The establishment of the FDIC restored confidence in the financial system, and a similar model will build confidence in cislunar and interplanetary economic efforts. Investors, consumers, and governments will have a confidence in these operations knowing that the potential economic impacts will be mitigated in the event of a failure.
The motto “failure is not an option” was coined during the worst space disaster involving humans. That disaster was mitigated and the humans made it home safely. They were also dealing with a far less complicated spacecraft that was able to get on a free return trajectory even disabled. What will be involved in a semi-permanent, economically viable cislunar or interplanetary operation will be orders of magnitude more complex and more expensive. There is no parallel we can look on and say that future operations will be similar. This will be without precedent.

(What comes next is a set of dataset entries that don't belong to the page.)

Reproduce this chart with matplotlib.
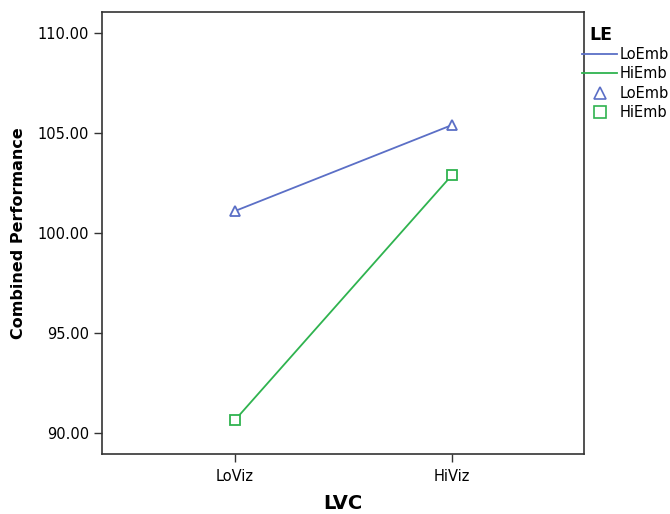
import matplotlib.pyplot as plt
from matplotlib.lines import Line2D

# Data
lvc_levels = ["LoViz", "HiViz"]
le_levels = ["LoEmb", "HiEmb"]
lo_emb = [101.1, 105.4]
hi_emb = [90.65, 102.9]
y_ticks = [90, 95, 100, 105, 110]

colors = {"LoEmb": "#5b6fc6", "HiEmb": "#2fb34f"}
markers = {"LoEmb": "^", "HiEmb": "s"}
series = {"LoEmb": lo_emb, "HiEmb": hi_emb}

fig = plt.figure(figsize=(6.7, 5.14), dpi=100)
ax = fig.add_axes([102 / 670, 1 - 454 / 514, 482 / 670, 442 / 514])

x = list(range(len(lvc_levels)))
for name in le_levels:
    ax.plot(x, series[name], color=colors[name], linewidth=1.3, zorder=2)
    ax.plot(x, series[name], linestyle="none", marker=markers[name],
            markersize=7.5, markerfacecolor="white", markeredgecolor=colors[name],
            markeredgewidth=1.3, zorder=3)

ax.set_xlim(-0.613, 1.608)
ax.set_ylim(88.95, 111.05)
ax.set_xticks(x)
ax.set_xticklabels(lvc_levels, fontsize=10.5)
ax.set_yticks(y_ticks)
ax.set_yticklabels([f"{v:.2f}" for v in y_ticks], fontsize=10.5)
ax.tick_params(direction="out", length=6, width=1, color="#333333")
ax.tick_params(axis="x", pad=5)
for s in ax.spines.values():
    s.set_color("#333333")
    s.set_linewidth(1.2)

ax.set_xlabel("LVC", fontsize=14, fontweight="bold", labelpad=7)
ax.set_ylabel("Combined Performance", fontsize=11.5, fontweight="bold", labelpad=8)

# legend title placed by hand, entries below it
fig.text(589 / 670, 1 - 35 / 514, "LE", fontsize=12.5, fontweight="bold",
         ha="left", va="center")
handles = [Line2D([], [], color=colors[n], linewidth=1.3) for n in le_levels]
handles += [Line2D([], [], linestyle="none", marker=markers[n], markersize=8,
                   markerfacecolor="white", markeredgecolor=colors[n],
                   markeredgewidth=1.2) for n in le_levels]
fig.legend(handles, le_levels + le_levels, loc="upper left",
           bbox_to_anchor=(582 / 670, 1 - 47 / 514), frameon=False,
           fontsize=10.5, handlelength=2.4, handletextpad=0.15,
           labelspacing=0.3, borderaxespad=0, borderpad=0)

fig.savefig("out.png", dpi=100)
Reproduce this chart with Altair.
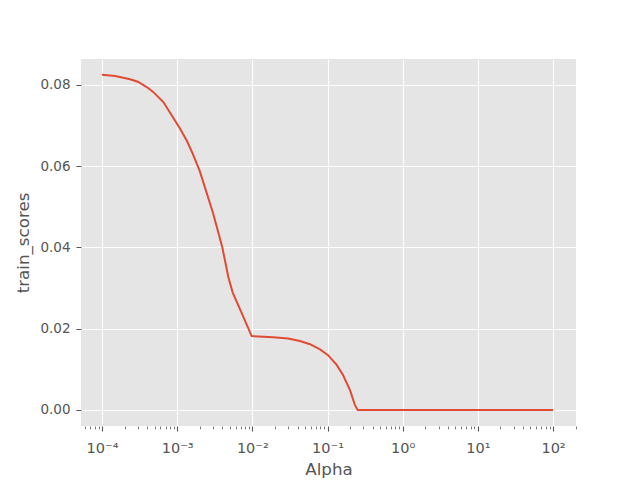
import altair as alt
import pandas as pd

# data
alpha = [1.0e-4, 1.5e-4, 2.36e-4, 3.0e-4, 3.94e-4, 4.8e-4, 6.55e-4, 8.7e-4, 1.09e-3,
         1.35e-3, 1.62e-3, 2.0e-3, 2.34e-3, 3.0e-3, 3.98e-3, 4.8e-3, 5.5e-3, 7.2e-3,
         9.8e-3, 1.88e-2, 3.0e-2, 4.31e-2, 5.85e-2, 7.94e-2, 0.1017, 0.1324, 0.1607,
         0.199, 0.232, 0.252, 1.0, 10.0, 100.0]
train_scores = [0.0825, 0.0822, 0.0814, 0.0808, 0.0795, 0.0783, 0.0758, 0.0722, 0.0693,
                0.0662, 0.0630, 0.0588, 0.0548, 0.0485, 0.0401, 0.0327, 0.0288, 0.0239,
                0.0182, 0.0179, 0.0176, 0.0170, 0.0162, 0.0149, 0.0135, 0.0111, 0.0086,
                0.0049, 0.0012, 0.0, 0.0, 0.0, 0.0]

x_major = [1e-4, 1e-3, 1e-2, 1e-1, 1e0, 1e1, 1e2]
x_tick_labels = ["10⁻⁴", "10⁻³", "10⁻²", "10⁻¹", "10⁰", "10¹", "10²"]
y_ticks = [0.0, 0.02, 0.04, 0.06, 0.08]

x_domain = [5.26e-5, 202]
x_minor = [m * 10.0 ** e for e in range(-5, 3) for m in range(2, 10)]
x_minor = [v for v in x_minor if x_domain[0] <= v <= x_domain[1]]
x_values = sorted(x_major + x_minor)

df = pd.DataFrame({"alpha": alpha, "train_scores": train_scores})

is_major = "abs(log(datum.value)/LN10 - round(log(datum.value)/LN10)) < 1e-6"
label_arr = "[" + ",".join("'" + s + "'" for s in x_tick_labels) + "]"
label_expr = f"({is_major}) ? {label_arr}[round(log(datum.value)/LN10) + 4] : ''"

GRAY = "#555555"
FONT = "DejaVu Sans"

x_axis = alt.Axis(
    values=x_values,
    labelExpr=label_expr,
    tickSize={"condition": {"test": is_major, "value": 5}, "value": 2.8},
    tickWidth={"condition": {"test": is_major, "value": 1.1}, "value": 0.8},
    gridOpacity={"condition": {"test": is_major, "value": 1}, "value": 0},
    labelPadding=10,
    labelFontSize=14.5,
    title="Alpha",
    titleX=247.5,
    titleY=43,
    titleBaseline="middle",
    labelFlush=False,
    labelOverlap=False,
)

y_axis = alt.Axis(
    values=y_ticks,
    format=".2f",
    tickSize=5,
    labelPadding=6,
    labelFontSize=13.5,
    title="train_scores",
    titleX=-58,
    titleY=183.5,
    titleAngle=-90,
    titleBaseline="middle",
    titleAlign="center",
)

chart = (
    alt.Chart(df)
    .mark_line(color="#E24A33", strokeWidth=2, clip=True)
    .encode(
        x=alt.X("alpha:Q", scale=alt.Scale(type="log", domain=x_domain, nice=False), axis=x_axis),
        y=alt.Y("train_scores:Q", scale=alt.Scale(domain=[-0.00394, 0.0864], nice=False, zero=False), axis=y_axis),
    )
    .properties(
        width=495,
        height=367,
        autosize=alt.AutoSizeParams(type="none"),
        padding={"left": 73, "top": 51, "right": 56, "bottom": 54},
        background="white",
    )
    .configure_view(fill="#E5E5E5", stroke=None, strokeWidth=0)
    .configure_axis(
        domain=False,
        grid=True,
        gridColor="white",
        gridWidth=1.1,
        tickColor=GRAY,
        labelColor=GRAY,
        labelFont=FONT,
        titleFont=FONT,
        titleColor=GRAY,
        titleFontSize=16.7,
        titleFontWeight="normal",
    )
)

chart.save("out.html", embed_options={"renderer": "svg", "actions": False})
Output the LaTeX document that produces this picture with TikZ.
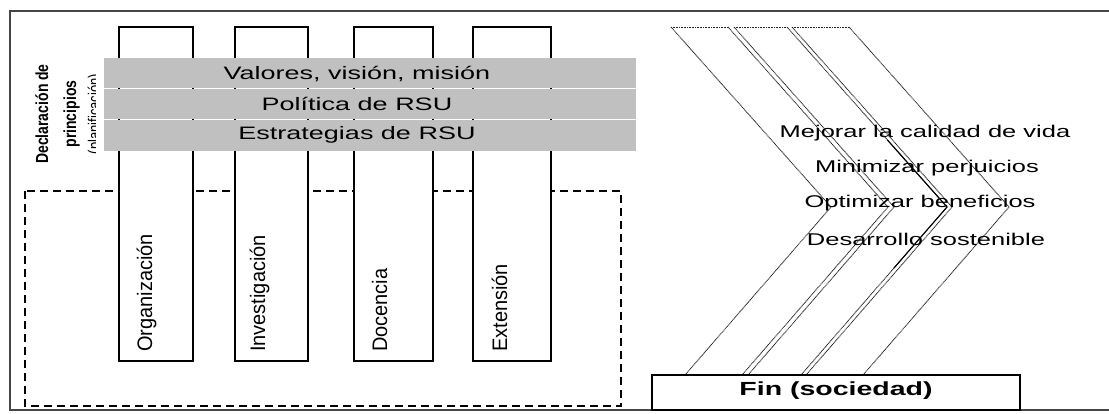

It was cold in December 1930, but the uncertainty stung much worse. The people outside of Bank of the United State in the Bronx were in the middle of something they couldn’t yet understand. But it was already underway. The time for mitigating action was months or years before. Not in 1930. What was wrong was already wrong.
The commercial space industry has an opportunity. It can learn from past mistakes in other industries and take corrective action before the big one hits. The evidence to suggest that this kind of assurance model is required is clear. The impact that FDIC had on the financial industry is clearer. Right now, the commercial space industry is comfortable in LEO, but there is more economic value to be had. Realizing that value will require building the foundations that make the investments in the technologies that take us past LEO possible. Part of that is the critical infrastructure that these missions will need. Part of that is the assurance that gives confidence these missions can return real value.
An absence of confidence can feel a lot like a winter day in New York. Just ask those that stood outside Bank of the United States in December 1930.